The principal claimant to the Earldom of Newburgh was a Mr. Cadman, of Sheffield, who declared that he was descended from the Hon. Charlotte Radclyffe and a certain George Goodwin, whom she married at Hope in 1747. But the registers at Hope have been mutilated, and the pages containing the entries between September 1745 and August 1748 are missing. These registers, at the beginning of the nineteenth century, were in the custody of a parish clerk, who kept a public house, and was always ready to produce them for the inspection of any inquisitive stranger. It is practically certain that the registers were not tampered with until the line of the Newburgh’s looked like failing, and it is more than a curious coincidence that there are mutilations in the registers at Longstone, Hathersage, Eastwell, Banbury, Wirksworth, and Lichfield covering the years in which it is known that there were entries relating to the Eyres! Consequently, strong suspicions were current in Derbyshire half a century ago that someone had not been playing the game.

A second claimant – this time to the Hassop Estates, not to the earldom – was Mr. Gladwin Cloves Cave, who, in the early 1880’s, came over from Australia and flustered quiet little Hassop by taking forcible possession of the Hall. He claimed that the will made by Dorothy Leslie, Eyre, in 1853 was invalid, because her brother, the eighteenth Earl of Newburgh whom she had succeeded, had settled the estates in favour of his mother’s sisters, Gladwin, from whom Mr Cave was descended. But this deed of settlement was never forthcoming and judgement in the Courts went against the claimant, who was by special injunction restrained from further trespass on the Hassop estates. It has also been held that the assumption of the Earldom of Newburgh by Thomas Eyre and Francis Eyre between 1827 and 1852 was entirely without warrant. In 1857 Maria Bandini Giustiniani was naturalised in Great Britain,
and her claim to be Countess of Newburgh was allowed in 1858. At her death in 1877 she was succeeded by her son as eighth Earl, who was created Prince Giustiniani by Pio Nono.

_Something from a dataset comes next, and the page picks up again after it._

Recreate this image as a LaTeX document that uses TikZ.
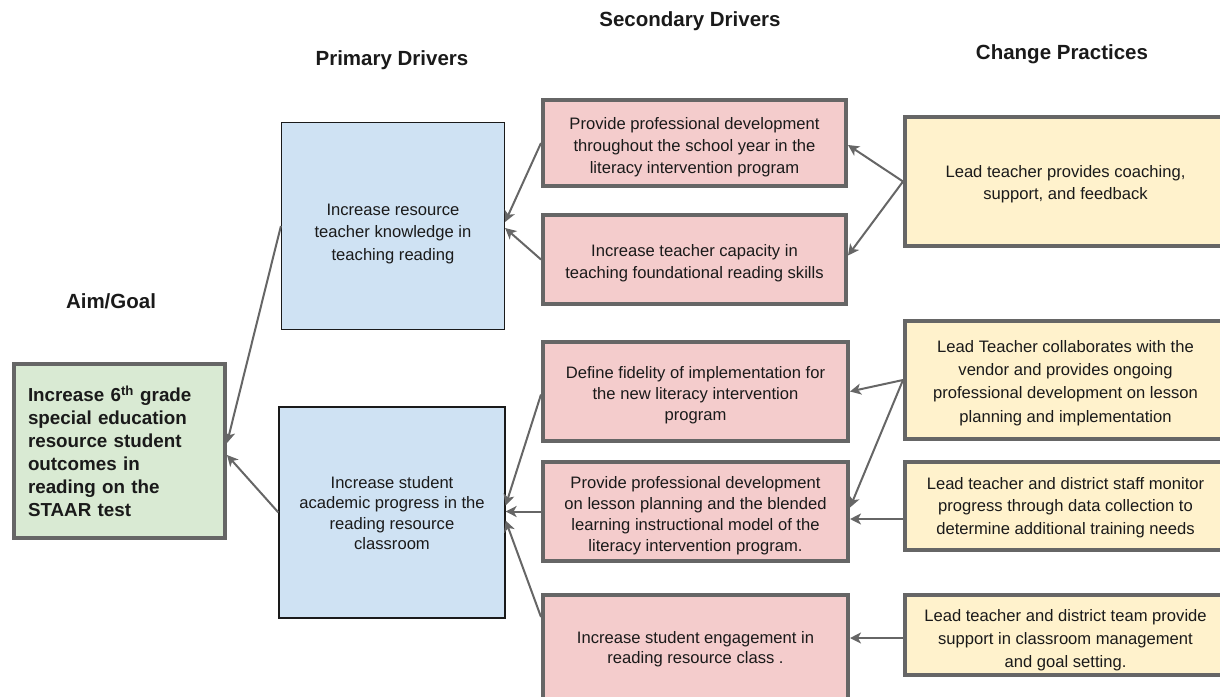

We have spoken of the unfortunate Earls of Derwentwater who suffered in the Stuart cause; part of the red baize from the scaffold of the Second Earl is still preserved at Hassop Hal, and faded crimson stains tell of the purpose which it served. Not only the Radclyffes but also the Eyres were staunch for the Stuarts. The latter were up to the eyes in the rebellion of the ’45, and a century before in the Civil War Hassop Hall had been garrisoned for the King. Its owner, Colonel Thomas Eyre, raised a troop in 1642, fought in hand-to hand encounter with Cromwell at Edgehall, distinguished himself at Welbeck and the siege of Newark, and, after Naseby, was taken prisoner near Derby and thrown into Derby gaol, where he died in 1645 of wounds and neglect.